Investing in real estate is one of the most important financial decisions anyone can make and for the majority of Australian’s, obtaining funds from banks is the challenging part of the acquisition process. So why is it proving increasingly difficult to borrow from the Banks?
Most notably, the key contributor to this is a change in the behaviour of banks towards customers after a series of economic events that shook the world. The speculative property bubble that stumped the minds of consumers during the global financial crisis has driven a credit crunch for easily obtainable mortgages.
Prior to the year 2007, most Aussie banks presumed that they could always meet rising credit demand from their customers by tapping wholesale markets. But during the financial crisis, wholesale markets suddenly closed, cutting off that source of credit for banks. That hoisted a red flag among banks to consider credit to be rationed rather than to be marketed.
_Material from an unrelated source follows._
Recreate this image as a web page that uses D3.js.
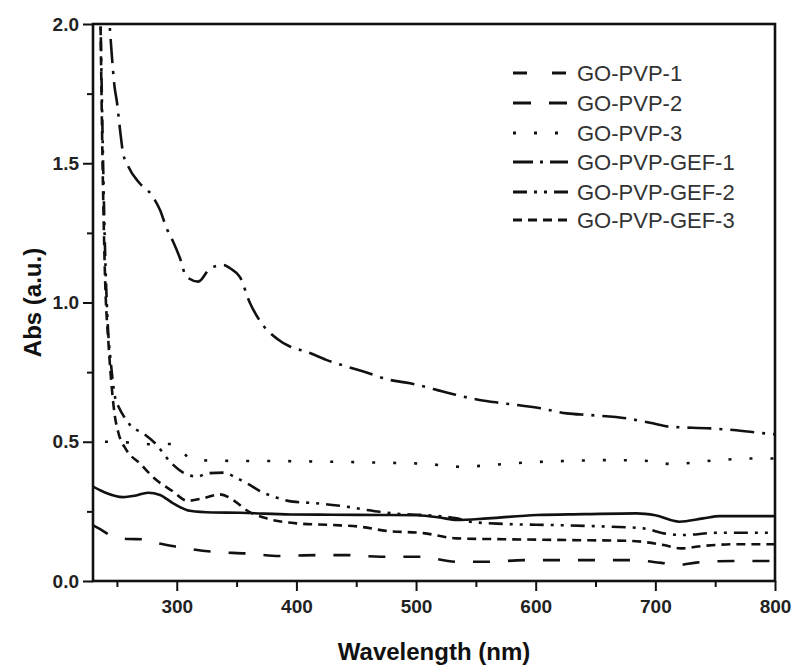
<!DOCTYPE html>
<html>
<head>
<meta charset="utf-8">
<script src="https://cdn.jsdelivr.net/npm/d3@7/dist/d3.min.js"></script>
<style>
  html, body { margin: 0; padding: 0; background: #fff; }
  svg { display: block; font-family: Arial, "Liberation Sans", sans-serif; }
</style>
</head>
<body>
<svg id="chart" width="795" height="666"></svg>
<script>
// series values: [wavelength nm, abs]
const seriesNames = ["GO-PVP-1", "GO-PVP-2", "GO-PVP-3", "GO-PVP-GEF-1", "GO-PVP-GEF-2", "GO-PVP-GEF-3"];

const pvp1 = [[230,0.339],[240,0.318],[255,0.301],[265,0.306],[276,0.317],[286,0.309],[297,0.279],[311,0.252],[330,0.246],[353,0.245],[395,0.239],[430,0.238],[470,0.237],[500,0.236],[520,0.228],[534,0.219],[560,0.225],[601,0.237],[640,0.240],[684,0.243],[700,0.236],[720,0.213],[740,0.225],[754,0.233],[800,0.233]];

const pvp2 = [[230,0.200],[236,0.186],[247,0.159],[260,0.151],[272,0.150],[285,0.135],[300,0.123],[330,0.105],[358,0.099],[386,0.090],[417,0.093],[442,0.093],[470,0.087],[503,0.087],[534,0.069],[562,0.069],[590,0.075],[648,0.075],[679,0.075],[707,0.064],[718,0.057],[734,0.066],[765,0.072],[800,0.072]];

const pvp3 = [[240,0.500],[262,0.497],[283,0.490],[296,0.492],[313,0.437],[330,0.432],[400,0.430],[470,0.425],[510,0.420],[538,0.410],[567,0.418],[591,0.425],[626,0.431],[660,0.434],[690,0.432],[714,0.420],[747,0.432],[783,0.440],[800,0.440]];

const gef1 = [[242,2.10],[244,1.99],[245.6,1.895],[248,1.775],[250,1.72],[252.6,1.62],[255,1.54],[259.5,1.488],[269,1.428],[279,1.386],[286,1.332],[291.6,1.266],[297,1.218],[302.7,1.159],[308,1.093],[318,1.075],[328,1.123],[339,1.135],[344.5,1.123],[353,1.090],[361,1.000],[372,0.919],[383.5,0.871],[395,0.841],[408.6,0.823],[425,0.794],[442,0.770],[456,0.752],[478,0.722],[495,0.710],[528,0.674],[553,0.650],[573,0.638],[604,0.620],[626,0.602],[645,0.596],[676,0.584],[695.5,0.568],[712,0.554],[746,0.548],[765,0.542],[792,0.530],[800,0.527]];

const gef2 = [[236,2.10],[238,1.60],[240,1.20],[242,0.95],[245,0.78],[248,0.67],[252,0.62],[256,0.59],[261,0.56],[272,0.53],[283,0.49],[294,0.43],[305,0.39],[317,0.375],[326,0.387],[339,0.389],[350,0.370],[361,0.345],[371,0.320],[383,0.300],[397,0.285],[414,0.280],[430,0.273],[442,0.267],[459,0.255],[480,0.243],[510,0.236],[534,0.225],[545,0.213],[573,0.205],[614,0.201],[662,0.195],[690,0.189],[707,0.171],[723,0.165],[751,0.173],[800,0.173]];

const gef3 = [[236,2.10],[238,1.50],[240,1.10],[243,0.85],[246,0.68],[248,0.60],[251,0.536],[258,0.470],[269,0.423],[282,0.366],[296,0.324],[309,0.288],[322,0.297],[336,0.311],[349,0.285],[358,0.255],[375,0.225],[400,0.207],[430,0.201],[453,0.195],[475,0.180],[506,0.172],[534,0.153],[573,0.150],[629,0.147],[679,0.144],[707,0.129],[721,0.117],[740,0.126],[768,0.132],[800,0.132]];

const xTicks = [300, 400, 500, 600, 700, 800];
const xMinor = [250, 350, 450, 550, 650, 750];
const yTicks = [0, 0.5, 1.0, 1.5, 2.0];
const yMinor = [0.25, 0.75, 1.25, 1.75];

const svg = d3.select("#chart");
const plotL = 93, plotR = 775, plotT = 24, plotB = 581;

const x = d3.scaleLinear().domain([230, 800]).range([plotL, plotR]);
const y = d3.scaleLinear().domain([0, 2]).range([plotB, plotT]);

svg.append("defs").append("clipPath").attr("id", "plot")
  .append("rect").attr("x", plotL).attr("y", plotT).attr("width", plotR - plotL).attr("height", plotB - plotT);

// curves: data, dash pattern in plot, dash pattern in legend
const curves = [
  { data: pvp1, dash: null, legendDash: "14,25" },
  { data: pvp2, dash: "17,18", legendDash: "18,18" },
  { data: pvp3, dash: "3,18", legendDash: "3,18" },
  { data: gef1, dash: "24,8,3,8", legendDash: "20,7,3,7" },
  { data: gef2, dash: "14,7,3,7,3,7", legendDash: "14,7,3,7,3,7" },
  { data: gef3, dash: "9,6", legendDash: "9,6" }
];

const line = d3.line().x(d => x(d[0])).y(d => y(d[1])).curve(d3.curveMonotoneX);

const plot = svg.append("g").attr("clip-path", "url(#plot)");
curves.forEach(c => {
  plot.append("path")
    .attr("d", line(c.data))
    .attr("fill", "none")
    .attr("stroke", "#111")
    .attr("stroke-width", 2.6)
    .attr("stroke-dasharray", c.dash);
});

// axes
svg.append("g").attr("transform", `translate(0,${plotB})`)
  .call(d3.axisBottom(x).tickValues(xTicks).tickSize(10).tickPadding(9).tickFormat(d3.format("d")));
svg.append("g").attr("transform", `translate(0,${plotB})`)
  .call(d3.axisBottom(x).tickValues(xMinor).tickSize(6).tickFormat(""));
svg.append("g").attr("transform", `translate(${plotL},0)`)
  .call(d3.axisLeft(y).tickValues(yTicks).tickSize(10).tickPadding(4).tickFormat(d3.format(".1f")));
svg.append("g").attr("transform", `translate(${plotL},0)`)
  .call(d3.axisLeft(y).tickValues(yMinor).tickSize(6).tickFormat(""));

svg.selectAll(".domain").remove();
svg.selectAll(".tick line").attr("stroke", "#111").attr("stroke-width", 2);
svg.selectAll(".tick text")
  .attr("fill", "#222")
  .style("font-size", "19px")
  .style("font-weight", "bold");

// frame
svg.append("rect")
  .attr("x", plotL).attr("y", plotT)
  .attr("width", plotR - plotL).attr("height", plotB - plotT)
  .attr("fill", "none").attr("stroke", "#111").attr("stroke-width", 2.6);

// axis titles
svg.append("text")
  .attr("x", (plotL + plotR) / 2).attr("y", 660)
  .attr("text-anchor", "middle")
  .attr("fill", "#111")
  .style("font-size", "24px").style("font-weight", "bold")
  .text("Wavelength (nm)");

svg.append("text")
  .attr("transform", `translate(41,${(plotT + plotB) / 2}) rotate(-90)`)
  .attr("text-anchor", "middle")
  .attr("fill", "#111")
  .style("font-size", "24px").style("font-weight", "bold")
  .text("Abs (a.u.)");

// legend
const legendY = [73, 103, 133, 162, 192, 220];
seriesNames.forEach((name, i) => {
  const g = svg.append("g").attr("transform", `translate(513,${legendY[i]})`);
  g.append("line")
    .attr("x1", 0).attr("x2", 55).attr("y1", 0).attr("y2", 0)
    .attr("stroke", "#111").attr("stroke-width", 3)
    .attr("stroke-dasharray", curves[i].legendDash);
  g.append("text")
    .attr("x", 64).attr("y", 0).attr("dy", "0.36em")
    .attr("fill", "#333")
    .style("font-size", "22px")
    .text(name);
});
</script>
</body>
</html>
Underwriting conditions for loans to SMEs appear to have been tightened for the first time since the first half of 2010. There is some evidence of deterioration in SME credit quality seen over the last 12 months, especially in sectors exposed to the high Australian currency. Tighter collateral requirements and maturities were highlighted across loan bookings. Stricter lending standards in the mortgage market are mostly due to repricing. Over the past year, many borrowers have complained that they have been unable to access funding – even those well established businesses with existing lines of credit. NAB business banking Chief Joseph Healy told recently in an interview that more banks are tougher now, but still willing to lend to small and medium businesses.
Adding to the difficulties for borrowers, banks have begun setting their mortgage rates independently of the RBA. ANZ Bank reported its mortgage rates would remain unchanged at 6.8%. Big banks fear that higher funding costs would keep pressure on them to lift mortgage rates for customers. Borrowers faced with uncertainty on the movements of interest rates, which mean they need to work harder at securing a good home loan deal. Loans offered by banks allow 97% of the value of a property, which declined from 14% of the total on offer in 2008 to only 2% in 2012 in a sample of 2,000 home loans. In 2011, 5% of loans could be taken out for 97% of the value of a property.
While recent cuts in the interest rate by the RBA are expected to lift demand for home loans, few banks expect the pace of borrowing to match the level seen before the financial crisis. Softer house prices seen over the past year would likely act as another drag on lending.
As choice for funding source, banks continue to dominate the lending market, with new data revealing financial services offered by banks now account for almost 100% of all loans written in Australia.
Banks managed to increase their market share from 92.6% to 94.1% between October and November 2012. This indicates that there is still some room for growth of Australia’s banks and interestingly, it is Australia’s private sector debt that is significantly lower than the ratios for those countries that have experienced significant upheaval in their financial systems like the UK, US and Spain. Even then, Australia does have a particularly larger ratio of mortgage to GDP, which is higher than many other developed economies. The small percentage increase of Australian banks’ NPLs during the global financial crisis has held relatively constant since. By comparison, the UK and the US have seen exponential increases in NPLs, and still rising.
The property bubble has taught a lesson in managing debt, both consumers and banks are now in a “deleveraging” mindset. An estimated 41% of Australians currently want to place their spare cash into a bank deposit, up from 28% five years ago, while 23% want to pay down debt, which doubled the ratio five years ago.
Business firms have tended to behave cautiously, prudently consolidating their balance sheets, limiting debt and growing their holdings on low-risk assets. This makes banks far more conservative about lending money and fearful about how they manage their balance sheets. In particular, banks are desperate to hang on to their swelling deposits by cultivating long-term relationships and paying more to depositors.